The unit trust will be constituted by means of a trust instrument made between a Guernsey trustee company and an independent Guernsey management company.
Typically the management company will be a Guernsey subsidiary of one of the international fund management groups, which will undertake promotion of the scheme by means of publication of an explanatory memorandum relating to the offer of units in the trust. The management group will typically also undertake the management and general administration of the trust. The manager may also appoint one or more investment managers or advisers to assist it.
The subscription proceeds will be paid to the trustee which, thereafter, will act as the custodian of the investment assets of the fund. In addition, the trustee will generally supervise compliance by the manager with its obligations under the trust instrument.
It is usual for the trust instrument to contain, for example, provisions regulating the issue, redemption and valuation of units as would, in the case of shares of an open-ended investment company, be found in its articles of incorporation.
In order to obtain regulatory authorisation or registration, the explanatory memorandum in connection with the offer of units and the trust instrument and other constitutive documents of the fund must be approved by the GFSC. The trust instrument will also contain provisions for the appointment and removal of the trustee and the manager, their duties and remuneration, borrowing powers, investment restrictions and provisions for the winding-up of the trust.
For most practical purposes a unit trust scheme will operate and be regulated in the same manner as a corporate investment fund.
Limited partnerships are registered under the provisions of the Limited Partnerships (Guernsey) Law, 1995. A limited partnership can only be created by a written partnership agreement and cannot come into existence until it has been registered on the Register of Limited Partnerships.
The general partner may make an election at the time of registration as to whether or not the partnership is to have separate legal personality.
A limited partnership consists of: (i) one or more general partners who are admitted to the partnership as general partners in accordance with the partnership agreement who are jointly and severally liable for all debts of the partnership without limitation; and (ii) one or more limited partners who are admitted to the partnership as limited partners in accordance with the partnership agreement who upon entering the partnership, contribute or agree to contribute capital of a specified sum and who are not liable for any debts of the partnership beyond the amounts contributed or agreed to be contributed. Among the features which make a Guernsey limited partnership attractive to fund promoters are the following:
• there is no limit on the number of limited partners who may be members of a limited partnership;
• a person may be both a general partner and a limited partner;
• a body corporate or a partnership may be a general partner or a limited partner;
• the general partner is not required to be resident in Guernsey;
• although the partnership is registered in a public register which is open to inspection the names of the limited partners do not appear on it and there is no requirement to file an annual return; and
• a limited partnership can distribute both capital and profit without formality provided that the partnership is solvent before and after the distribution.

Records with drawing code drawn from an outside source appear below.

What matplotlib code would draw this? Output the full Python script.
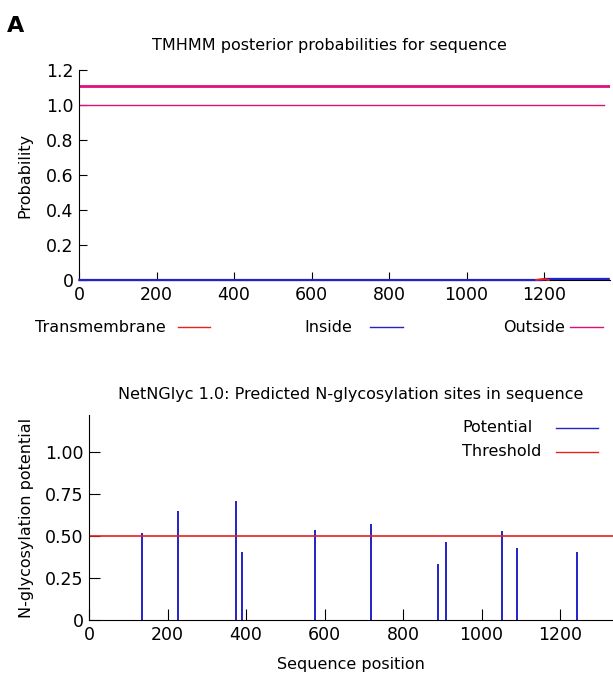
import matplotlib
matplotlib.use("Agg")
import matplotlib.pyplot as plt

# TMHMM panel data
seq_len = 1370
topo_x = [1, 1367]
topo_y = [1.11, 1.11]
outside_x = [1, 1355]
outside_y = [1.0, 1.0]
inside_x = [1, 1195, 1205, 1367]
inside_y = [0.0, 0.0, 0.006, 0.006]
tm_x = [1180, 1198, 1212]
tm_y = [0.0, 0.006, 0.0]
tm_ticks = [0, 200, 400, 600, 800, 1000, 1200]
tm_yticks = [0, 0.2, 0.4, 0.6, 0.8, 1.0, 1.2]
tm_ylabels = ["0", "0.2", "0.4", "0.6", "0.8", "1.0", "1.2"]

# NetNGlyc panel data
site_pos = [136, 226, 375, 391, 576, 719, 889, 910, 1053, 1090, 1243]
site_pot = [0.516, 0.646, 0.708, 0.404, 0.536, 0.570, 0.336, 0.462, 0.532, 0.426, 0.404]
threshold = 0.5
ng_ticks = [0, 200, 400, 600, 800, 1000, 1200]
ng_yticks = [0, 0.25, 0.5, 0.75, 1.0]
ng_ylabels = ["0", "0.25", "0.50", "0.75", "1.00"]

magenta = "#e0107a"
blue = "#2323c8"
red = "#e82020"

plt.rcParams['font.family'] = ['DejaVu Sans']
fig = plt.figure(figsize=(6.13, 6.77), dpi=100)

fig.text(0.012, 0.962, "A", fontsize=16, fontweight="heavy", ha="left", va="center")

# ---- top panel
ax1 = fig.add_axes([0.1289, 0.5864, 0.866, 0.3102])
ax1.plot(topo_x, topo_y, color=magenta, lw=2)
ax1.plot(outside_x, outside_y, color=magenta, lw=1)
ax1.plot(inside_x, inside_y, color=blue, lw=1.6, zorder=4, clip_on=False)
ax1.plot(tm_x, tm_y, color=red, lw=1.4, zorder=5, clip_on=False)
ax1.set_xlim(0, seq_len)
ax1.set_ylim(0, 1.2)
ax1.set_xticks(tm_ticks)
ax1.set_yticks(tm_yticks)
ax1.set_yticklabels(tm_ylabels)
ax1.spines["top"].set_visible(False)
ax1.spines["right"].set_visible(False)
ax1.tick_params(direction="in", labelsize=12.5, length=6, pad=4)
ax1.set_ylabel("Probability", fontsize=11.5, labelpad=10)
fig.text(0.538, 0.933, "TMHMM posterior probabilities for sequence",
         fontsize=11.5, ha="center", va="center")

# legend row under top panel
leg_y = 1 - 327 / 677
fig.text(0.27, leg_y, "Transmembrane", fontsize=11.5, ha="right", va="center")
fig.add_artist(plt.Line2D([178 / 613, 210 / 613], [leg_y, leg_y], color=red, lw=1))
fig.text(0.575, leg_y, "Inside", fontsize=11.5, ha="right", va="center")
fig.add_artist(plt.Line2D([370 / 613, 403 / 613], [leg_y, leg_y], color=blue, lw=1))
fig.text(0.922, leg_y, "Outside", fontsize=11.5, ha="right", va="center")
fig.add_artist(plt.Line2D([570 / 613, 603 / 613], [leg_y, leg_y], color=magenta, lw=1))

# ---- bottom panel
ax2 = fig.add_axes([0.1452, 0.0842, 0.8548, 0.3028])
ax2.vlines(site_pos, 0, site_pot, color=blue, lw=1.4)
ax2.axhline(threshold, color=red, lw=1.2)
ax2.set_xlim(0, 1335)
ax2.set_ylim(0, 1.22)
ax2.set_xticks(ng_ticks)
ax2.set_yticks(ng_yticks)
ax2.set_yticklabels(ng_ylabels)
ax2.spines["top"].set_visible(False)
ax2.spines["right"].set_visible(False)
ax2.tick_params(direction="in", labelsize=12.5, length=8, pad=4)
ax2.set_ylabel("N-glycosylation potential", fontsize=11.5, labelpad=8)
ax2.set_xlabel("Sequence position", fontsize=11.5, labelpad=10)
fig.text(0.572, 1 - 395 / 677, "NetNGlyc 1.0: Predicted N-glycosylation sites in sequence",
         fontsize=11.5, ha="center", va="center")

# legend, drawn by hand: text left aligned, line to the right
for label, col, ypx in [("Potential", blue, 428), ("Threshold", red, 452)]:
    yy = 1 - ypx / 677
    fig.text(462 / 613, yy, label, fontsize=11.5, ha="left", va="center")
    fig.add_artist(plt.Line2D([556 / 613, 598 / 613], [yy, yy], color=col, lw=1))

fig.savefig("out.png", dpi=100)
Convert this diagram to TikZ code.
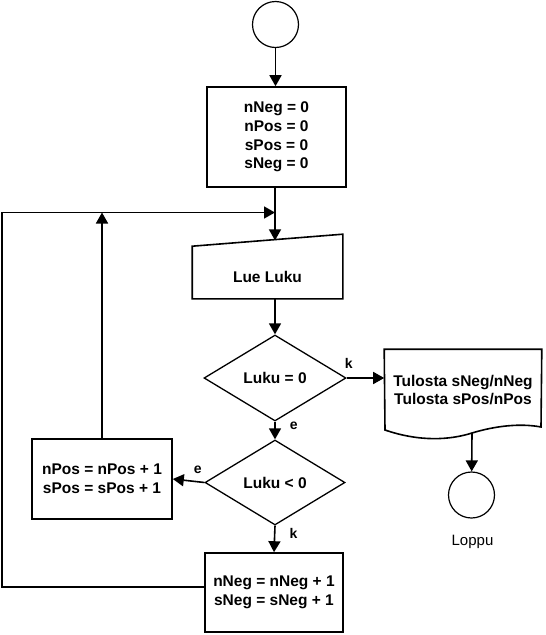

A limited partnership may be an appropriate structure for a number of different purposes. A principal use will be to provide an additional form of investment vehicle for mutual funds, in particular for the venture capital industry. A limited partnership will also be an attractive structure for various tax planning purposes. Limited partnerships have been traditionally favoured for use in private equity and venture capital projects, as the partnership is generally treated as being fiscally transparent.
A Guernsey registered limited partnership may elect to have separate legal personality. For the purposes of Guernsey’s Income Tax Law, a Guernsey registered limited partnership (meaning a limited partnership either with or without legal personality) is neither a ‘person’ nor a ‘company’. Therefore, the partners (whether limited or general) fall to be examined for tax purposes in their own right whether or not the partnership has elected to have separate legal personality.
Other vehicles which may be complementary to fund structures:
Limited Liability Partnerships
The Limited Liability Partnerships (Guernsey) Law, 2013 (LLP Law) provides the framework for the establishment of limited liability partnerships in Guernsey. Limited liability partnerships combine the flexible features of general partnerships with the benefit of limited liability for the LLP members. As such, it has become a vehicle of choice for professional persons in jurisdictions in which it has been introduced. The flexibility of the LLP means that it may be used in a variety of commercial contexts. The LLP has a legal personality separate from its members and will own the business’s assets and be liable for its own debts. Members of an LLP may be bodies corporate or individuals.
Every LLP must have a written members’ agreement but the contents are not prescribed, thereby allowing considerable organisational flexibility. However, unless otherwise included within the members’ agreement, the LLP Law provides that all members are entitled to share equally in the profits of the LLP and may take part in the conduct and management of the LLP.
The LLP Law expressly provides for the conversion of a Guernsey general partnership into an LLP and sets out a procedure for so doing. In addition, there are provisions in the LLP Law permitting certain LLPs incorporated under the laws of jurisdictions other than Guernsey to migrate to Guernsey and become registered as an LLP and to migrate out of Guernsey to another jurisdiction. The LLP Law requires, or both migrations in and out, the consent of the Guernsey Financial Services Commission in the context of regulated businesses.
Limited Liability Corporations
Proposals have been approved by the States to introduce a new limited liability corporation (LLC) to Guernsey. It is expected that the Guernsey LLC will have the same features are a Delaware LLC.
There is currently no fixed timetable for the introduction of LLCs.